Over seven weeks we explore paper-art illustration and how it could develop as a digital art practice. We look at the history and context of paper-art and explore the work of contemporary paper artists. We examine and practice illustration techniques – concept development, composition, colour, light and mood – and assess how they apply to the medium of paper. We analyse work by digital paper-artists and discuss digital techniques and new approaches to paper-art. Over the course we imagine, create and photograph our own paper artworks, and then aim to re-create them through a digital process.
Sketching in Berlin*
Sketching in Berlin is a five-day intensive course that gets out of the classroom to explore Berlin, both physically and graphically. Experimenting with different media and graphic techniques, we explore how drawing can be used to communicate a sense of place. Through observing people, recording the urban environment and re-imagining our explorations of the city, we gain new perspectives on a city constantly in flux.
At the start of each day we explore fundamental areas of drawing theory – context & composition, line & texture, colour, movement and recording – with the aim to create more dynamic, vibrant, and creative sketches.
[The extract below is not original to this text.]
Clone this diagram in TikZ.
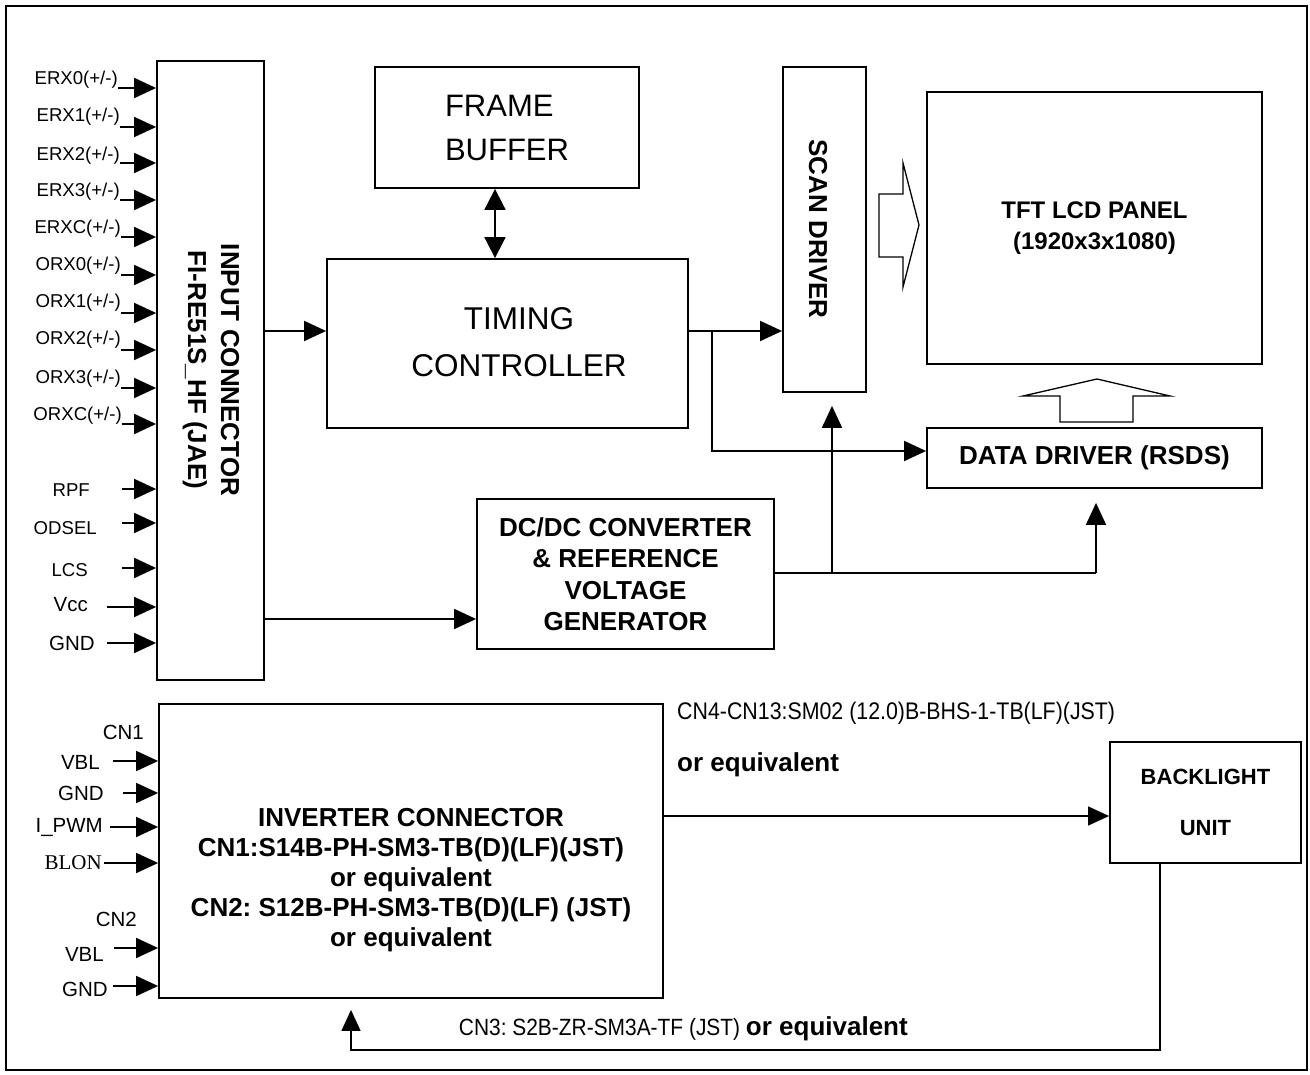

We work on some quick exercises to develop new skills and ideas, then get out and about sketching in different locations throughout Berlin.
*This course could be adapted to any city/town/village – it is really about exploring, drawing and mapping space, wherever you are!
How do illustration agencies work?
How does an illustration agency? Who are their clients and how do they work with illustrators? What are the advantages and disadvantages for illustrators when working with illustration agencies? And how do you get an agent?!
I am in quite an unusual position of being an illustrator, who has also worked as an illustration agent and producer. It means I’ve seen behind the scenes of an agency – something which can often feel a mystery to illustrators. In this lecture I give a peek behind the curtain, explain the role of an agent, why they can be useful for illustrators and clients, and what you can do to promote yourself if you don’t have an agent. After the lecture I am very happy to answer any questions.
(When I gave this lecture at the design akademie berlin, I followed the lecture with an individual portfolio consultation for independent illustrators and final-semester illustration students. It was a very useful addition to the lecture as it gave the illustrators and illustration students practical steps to improve and develop their portfolios.)
Arts + Commons workshop at Supermarkt’s event ARTS & COMMONS: Art, Money and Self Organization in Digital Capitalism. Berlin, 2017
Arts + Commons is a collaborative collage workshop developed by Sam Muirhead of Camera Libre, exploring the co-creation of artistic work, in the mould of open source collaboration or ‘commons-based peer-production‘.
I co-hosted the workshop with Sam, as part of Supermarkt’s event series, “Arts & Commons”, exploring new forms of financing and value creation of cultural & artistic projects through means of collaboration, commoning and making intelligent use of emerging digital technologies & practices.
CUT, COPY & PASTE – 2-day interactive installation at Mozfest (Mozilla festival). London, 2017
Together with Sam Muirhead of Camera Libre, I ran a two-day interactive installation of Cut, Copy & Paste – a zine-making workshop introducing people to open source collaboration, without using digital tools: participants build a commons of creative work using rubber stamps, a typewriter and a photocopier as a version control system. Over two days the participants created texts, images and ideas based on their experiences of Mozfest, which were then available for other participants to re-mix, re-work and re-use to create small zines.